BRIGHAM, Robert, of Cambridge.

Published in The History of Parliament: the House of Commons 1386-1421, ed. J.S. Roskell, L. Clark, C. Rawcliffe., 1993
Available from Boydell and Brewer

Constituency

Dates

Oct. 1377

Family and Education

prob. s. of Robert Brigham† (d.1349) of Cambridge by his w. Maud. m. Isabel, 1s. Robert†.

Offices Held

Mayor, Cambridge Sept. 1378-9, 1386-8, 1393-4, 1396-9, 1405-6; bailiff 1389-90.1

Tax collector, Cambs. May 1379.

Commr. of array, Cambridge Oct. 1386, Nov. 1403; gaol delivery June 1388, July 1398.

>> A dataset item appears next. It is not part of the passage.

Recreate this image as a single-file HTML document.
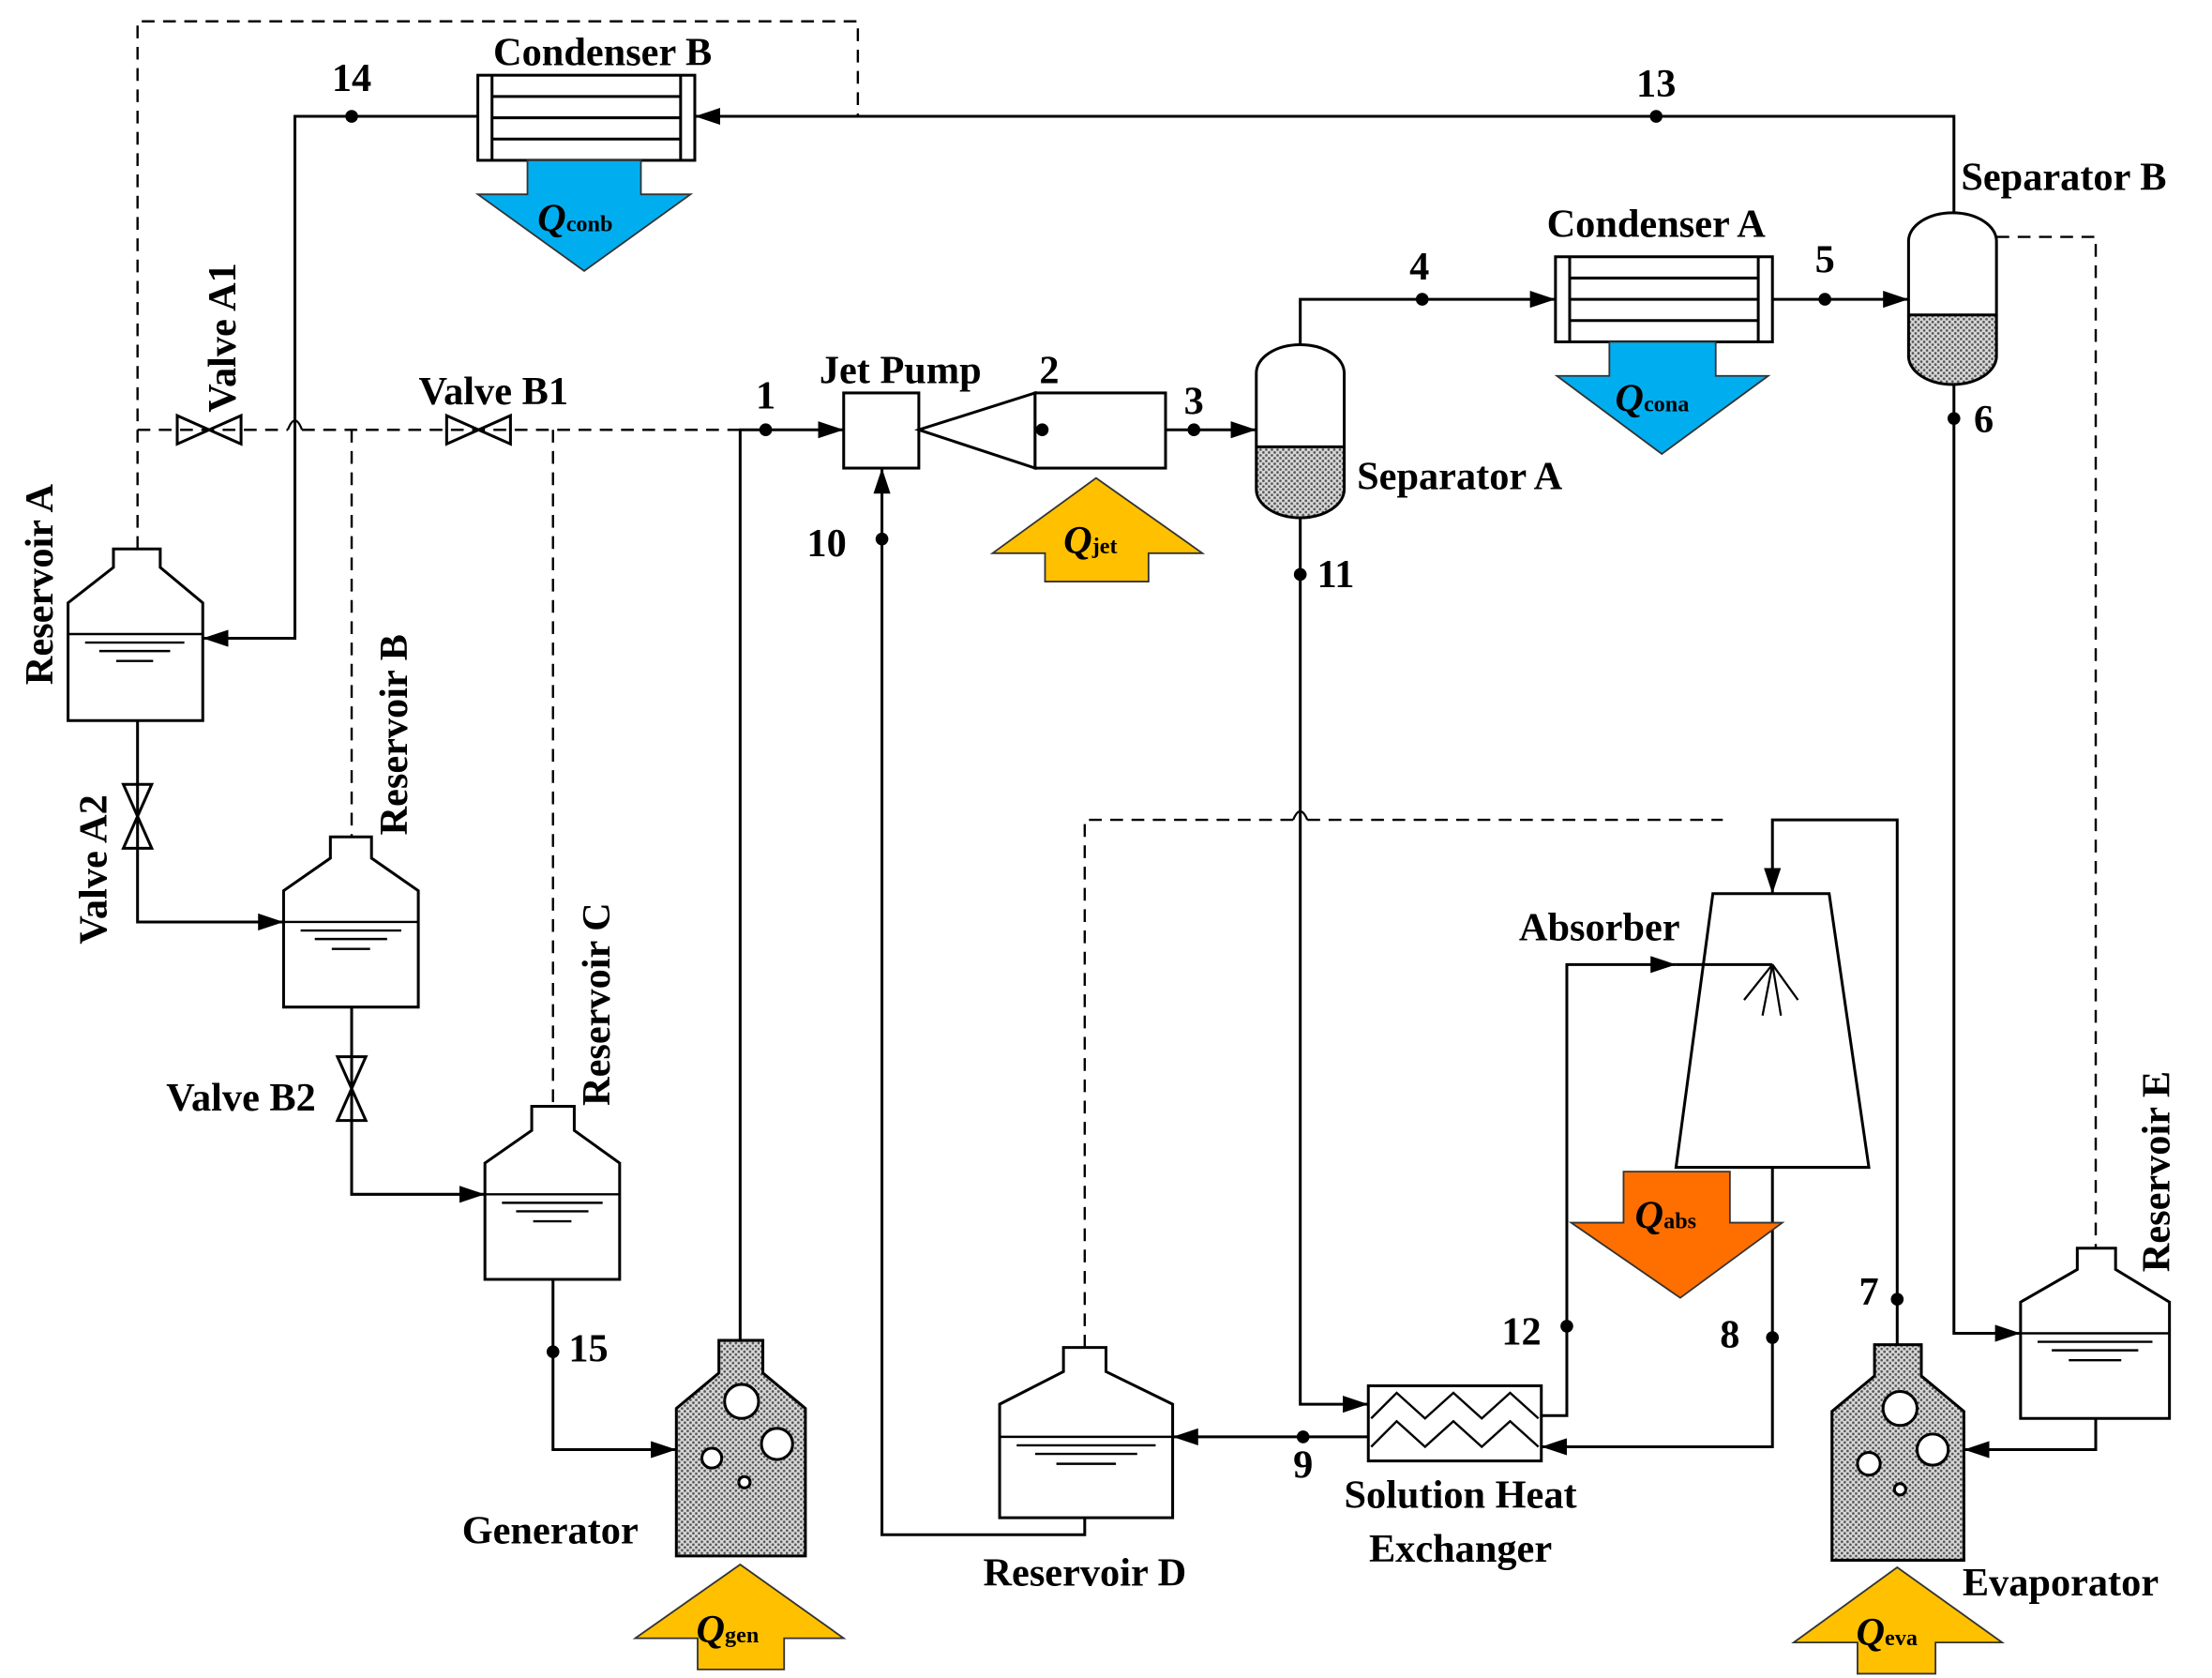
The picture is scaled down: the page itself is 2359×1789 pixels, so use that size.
<!DOCTYPE html>
<html><head><meta charset="utf-8"><style>html,body{margin:0;padding:0;background:#fff}svg{display:block}text{font-family:"Liberation Serif",serif;font-weight:bold;fill:#000}</style></head>
<body>
<svg width="2359" height="1789" viewBox="0 0 1560 1183" xmlns="http://www.w3.org/2000/svg">
<defs>
<pattern id="h" width="4" height="4" patternUnits="userSpaceOnUse"><rect width="4" height="4" fill="#d8d8d8"/><circle cx="1" cy="1" r="0.9" fill="#555"/><circle cx="3" cy="3" r="0.9" fill="#555"/></pattern>
<marker id="a" markerWidth="18" markerHeight="12" refX="18" refY="6" orient="auto" markerUnits="userSpaceOnUse"><path d="M0,0 L18,6 L0,12 Z" fill="#000"/></marker>
</defs>
<g fill="none" stroke="#000" stroke-width="2">
<g stroke-dasharray="9,6" stroke-width="1.6">
<path d="M97,387 V15 H605 V82"/>
<path d="M97,303 H203 M213,303 H522"/>
<path d="M248,303 V590 M390,303 V780"/>
<path d="M765,950 V578 H912 M922,578 H1215"/>
<path d="M1408,167 H1478 V880"/>
</g>
<path d="M203,303 Q208,290 213,303" stroke-width="1.5"/>
<path d="M912,578 Q917,566 922,578" stroke-width="1.5"/>
<path d="M1378,150 V82 H490" marker-end="url(#a)"/>
<path d="M337,82 H208 V450 H143" marker-end="url(#a)"/>
<path d="M522,945 V303 H595" marker-end="url(#a)"/>
<path d="M765,1070 V1082 H622 V330" marker-end="url(#a)"/>
<path d="M822,303 H886" marker-end="url(#a)"/>
<path d="M917,243 V211 H1097" marker-end="url(#a)"/>
<path d="M1250,211 H1346" marker-end="url(#a)"/>
<path d="M1378,271 V940 H1425" marker-end="url(#a)"/>
<path d="M917,365 V990 H965" marker-end="url(#a)"/>
<path d="M965,1013 H827" marker-end="url(#a)"/>
<path d="M1087,998 H1105 V680 H1182" marker-end="url(#a)"/>
<path d="M1250,823 V1020 H1087" marker-end="url(#a)"/>
<path d="M1338,948 V578 H1250 V630" marker-end="url(#a)"/>
<path d="M1478,1000 V1022 H1385" marker-end="url(#a)"/>
<path d="M390,902 V1022 H477" marker-end="url(#a)"/>
<path d="M97,508 V650 H200" marker-end="url(#a)"/>
<path d="M248,710 V842 H342" marker-end="url(#a)"/>
<path d="M125,293 L170,313 V293 L125,313 Z"/>
<path d="M315,293 L360,313 V293 L315,313 Z"/>
<path d="M87,553 L107,598 H87 L107,553 Z"/>
<path d="M238,745 L258,790 H238 L258,745 Z"/>
<rect x="337" y="53" width="153" height="60" fill="#fff"/>
<path d="M347,53 V113 M480,53 V113 M347,68 H480 M347,83 H480 M347,98 H480"/>
<rect x="1097" y="181" width="153" height="60" fill="#fff"/>
<path d="M1107,181 V241 M1240,181 V241 M1107,196 H1240 M1107,211 H1240 M1107,226 H1240"/>
<rect x="595" y="277" width="53" height="53" fill="#fff"/>
<path d="M648,303 L730,277 V330 Z" fill="#fff"/>
<rect x="730" y="277" width="92" height="53" fill="#fff"/>
<path d="M886,315 V345 A31,20 0 0 0 948,345 V315 Z" fill="url(#h)" stroke="none"/>
<path d="M886,263 A31,20 0 0 1 948,263 V345 A31,20 0 0 1 886,345 Z"/>
<path d="M886,315 H948"/>
<path d="M1346,222 V251 A31,20 0 0 0 1408,251 V222 Z" fill="url(#h)" stroke="none"/>
<path d="M1346,170 A31,20 0 0 1 1408,170 V251 A31,20 0 0 1 1346,251 Z"/>
<path d="M1346,222 H1408"/>
<rect x="965" y="977" width="122" height="53" fill="#fff"/>
<path d="M967,1000 L985,982 L1005,1000 L1025,982 L1045,1000 L1065,982 L1085,1000 M967,1020 L985,1002 L1005,1020 L1025,1002 L1045,1020 L1065,1002 L1085,1020" stroke-width="1.6"/>
<path d="M1208,630 H1290 L1318,823 H1182 Z" fill="#fff"/>
<path d="M1182,680 H1250"/>
<path d="M1250,680 L1230,705 M1250,680 L1243,716 M1250,680 L1256,716 M1250,680 L1268,705" stroke-width="1.5"/>
<g fill="#fff">
<path d="M80,387 H113 V400 L143,425 V508 H48 V425 L80,400 Z"/>
<path d="M233,590 H262 V605 L295,628 V710 H200 V628 L233,605 Z"/>
<path d="M375,780 H405 V797 L437,820 V902 H342 V820 L375,797 Z"/>
<path d="M750,950 H780 V967 L827,990 V1070 H705 V990 L750,967 Z"/>
<path d="M1465,880 H1492 V895 L1530,918 V1000 H1425 V918 L1465,895 Z"/>
</g>
<path d="M48,447 H143 M60,453 H130 M70,459 H120 M82,466 H108" stroke-width="1.6"/>
<path d="M200,650 H295 M212,656 H283 M222,662 H273 M234,669 H261" stroke-width="1.6"/>
<path d="M342,842 H437 M354,848 H425 M364,854 H415 M376,861 H403" stroke-width="1.6"/>
<path d="M705,1013 H827 M717,1019 H815 M730,1025 H802 M745,1032 H787" stroke-width="1.6"/>
<path d="M1425,940 H1530 M1437,946 H1518 M1447,952 H1508 M1459,959 H1496" stroke-width="1.6"/>
<path d="M507,945 H538 V968 L568,993 V1097 H477 V993 L507,968 Z" fill="url(#h)"/>
<circle cx="523" cy="988" r="12" fill="#fff"/><circle cx="548" cy="1018" r="11" fill="#fff"/><circle cx="502" cy="1028" r="7" fill="#fff"/><circle cx="525" cy="1045" r="4" fill="#fff"/>
<path d="M1322,948 H1355 V970 L1385,995 V1100 H1292 V995 L1322,970 Z" fill="url(#h)"/>
<circle cx="1340" cy="993" r="12" fill="#fff"/><circle cx="1363" cy="1022" r="11" fill="#fff"/><circle cx="1318" cy="1032" r="8" fill="#fff"/><circle cx="1340" cy="1050" r="4" fill="#fff"/>
</g>
<g fill="#000">
<circle cx="248" cy="82" r="4.5"/><circle cx="1168" cy="82" r="4.5"/><circle cx="540" cy="303" r="4.5"/><circle cx="735" cy="303" r="4.5"/><circle cx="842" cy="303" r="4.5"/><circle cx="622" cy="380" r="4.5"/><circle cx="1003" cy="211" r="4.5"/><circle cx="1287" cy="211" r="4.5"/><circle cx="1378" cy="295" r="4.5"/><circle cx="917" cy="405" r="4.5"/><circle cx="919" cy="1013" r="4.5"/><circle cx="1105" cy="935" r="4.5"/><circle cx="1250" cy="943" r="4.5"/><circle cx="1338" cy="916" r="4.5"/><circle cx="390" cy="953" r="4.5"/>
</g>
<g stroke="#333" stroke-width="1.2">
<path d="M372,113 H452 V137 H487 L412,191 L337,137 H372 Z" fill="#00AEEF"/>
<path d="M1135,241 H1210 V265 H1247 L1172,320 L1098,265 H1135 Z" fill="#00AEEF"/>
<path d="M773,337 L848,390 H810 V410 H737 V390 H700 Z" fill="#FFC000"/>
<path d="M1145,826 H1220 V862 H1257 L1185,915 L1108,862 H1145 Z" fill="#FF6F00"/>
<path d="M522,1103 L595,1155 H553 V1177 H492 V1155 H448 Z" fill="#FFC000"/>
<path d="M1338,1105 L1412,1158 H1365 V1180 H1310 V1158 H1265 Z" fill="#FFC000"/>
</g>
<g font-size="28">
<text x="379" y="163" font-style="italic">Q<tspan font-size="16" font-style="normal">conb</tspan></text>
<text x="1139" y="290" font-style="italic">Q<tspan font-size="16" font-style="normal">cona</tspan></text>
<text x="750" y="390" font-style="italic">Q<tspan font-size="16" font-style="normal">jet</tspan></text>
<text x="1153" y="866" font-style="italic">Q<tspan font-size="16" font-style="normal">abs</tspan></text>
<text x="491" y="1158" font-style="italic">Q<tspan font-size="16" font-style="normal">gen</tspan></text>
<text x="1309" y="1160" font-style="italic">Q<tspan font-size="16" font-style="normal">eva</tspan></text>
</g>
<g font-size="28">
<text x="425" y="46" text-anchor="middle">Condenser B</text>
<text x="248" y="64" text-anchor="middle">14</text>
<text x="1168" y="68" text-anchor="middle">13</text>
<text x="1383" y="134">Separator B</text>
<text x="1168" y="167" text-anchor="middle">Condenser A</text>
<text x="1001" y="197" text-anchor="middle">4</text>
<text x="1287" y="192" text-anchor="middle">5</text>
<text x="1392" y="305">6</text>
<text x="635" y="270" text-anchor="middle">Jet Pump</text>
<text x="740" y="270" text-anchor="middle">2</text>
<text x="842" y="292" text-anchor="middle">3</text>
<text x="540" y="288" text-anchor="middle">1</text>
<text x="348" y="285" text-anchor="middle">Valve B1</text>
<text x="583" y="392" text-anchor="middle">10</text>
<text x="957" y="345">Separator A</text>
<text x="942" y="414" text-anchor="middle">11</text>
<text x="1128" y="663" text-anchor="middle">Absorber</text>
<text x="1073" y="948" text-anchor="middle">12</text>
<text x="1220" y="950" text-anchor="middle">8</text>
<text x="1318" y="920" text-anchor="middle">7</text>
<text x="919" y="1042" text-anchor="middle">9</text>
<text x="1030" y="1063" text-anchor="middle">Solution Heat</text>
<text x="1030" y="1101" text-anchor="middle">Exchanger</text>
<text x="1384" y="1125">Evaporator</text>
<text x="765" y="1118" text-anchor="middle">Reservoir D</text>
<text x="388" y="1088" text-anchor="middle">Generator</text>
<text x="415" y="960" text-anchor="middle">15</text>
<text x="170" y="783" text-anchor="middle">Valve B2</text>
<text transform="translate(37,412) rotate(-90)" text-anchor="middle">Reservoir A</text>
<text transform="translate(166,238) rotate(-90)" text-anchor="middle">Valve A1</text>
<text transform="translate(75,613) rotate(-90)" text-anchor="middle">Valve A2</text>
<text transform="translate(287,518) rotate(-90)" text-anchor="middle">Reservoir B</text>
<text transform="translate(430,708) rotate(-90)" text-anchor="middle">Reservoir C</text>
<text transform="translate(1530,826) rotate(-90)" text-anchor="middle">Reservoir E</text>
</g>
</svg>
</body></html>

J.p. Cambridge 13 July 1394-c. Mar. 1400.

Biography

With a family tradition of local public service behind him,2 Brigham himself had an active career in Cambridge, beginning with his return to Richard II’s first Parliament in 1377 and his election as mayor in the following year. Clearly a burgess of standing, in November 1380 he and his mayoral successor, John Blankpayn*, were granted pavage in the town for four years. About this time he was attending inquisitions conducted locally as a juror of presentment. However, Brigham’s promising career was nearly brought to an abrupt end because of his involvement in the great revolt of 1381. He was accused by the clerks of Corpus Christi of having led the rioters who attacked the college, and his goods along with the issues of his property in Cambridge (three messuages, eight shops and three cottages which provided him with revenues of £5 16s. a year) were all confiscated by the Crown. Even so, he received royal pardons in October 1381 and February 1382, which enabled him to recover his movable possessions; and in October following the escheator of Cambridgeshire was instructed to restore to him all the property he had forfeited when put in exigent, together with all the mesne profits accruing since his more recent pardon.3

From this crisis in his affairs Brigham made an excellent recovery. It is not surprising that his fellow townsmen were willing to make him mayor for four more terms, during two of which (1386 and 1394) he again represented the borough in Parliament. But the government, too, was so far prepared to overlook the past as to appoint him to the commission of gaol delivery and as a j.p. in Cambridge. Brigham acted as mainpernor for the attendance in Parliament of John Cotton, John Thriplow and Hugh Candlesby in 1383, 1397 and 1399, respectively. Meanwhile, in February 1386, he had been one of the six Cambridge burgesses who had founded the guild of the Purification in the church of St. Mary.4

Besides the property forfeited after the revolt, Brigham subsequently acquired four roods of land in the fields of Barnwell, and it was to give him untroubled possession of these that Robert Beilham was bound in £10 in 1395-6. Two years later he bought a messuage in Preacher Street in St. Andrew’s parish, and he made further purchases of a messuage and two shops in the town in 1401. Nothing more is heard of this prosperous burgess after his mayoralty of 1406. He died before 1411-12, when his widow, Isabel, and their son, Robert, sold 13 acres of land in the fields of Cambridge and Barnwell in execution of his will.5

Ref Volumes: 1386-1421

Author: E.M. Wade

Notes

  • 1. Cambridge Antiq. Soc. xlix. 44; Add. 5833, ff. 132-4; CPR, 1385-9, p. 261.
  • 2. VCH Cambs. iii. 40; J.M. Gray, Biogs. Mayors Cambridge, 11. His putative father had served as parliamentary burgess and mayor; John Brigham, a contemporary of the Member and mainpernor for him in 1394, was a tax collector in the town, and during the 15th century successive generations of Brighams were to hold borough offices.
  • 3. CPR, 1377-81, p. 559; 1381-5, p. 143; Cambridge Antiq. Soc. lv. 46; JUST 1/103 mm. 4, 5; C67/29 mm. 28, 41; CCR, 1381-5, p. 169; E. Anglian, n.s. vi. 245.
  • 4. Cambridge Antiq. Soc. xxxix. 97.
  • 5. Ibid. xxxi. nos. 146, 355, 358; CP25(1)30/92/6. Robert junior was to represent Cambridge in the Parliament of 1437, by which time his landed property in Cambridgeshire was worth £12 a year: E. Anglian, n.s. xii. 363.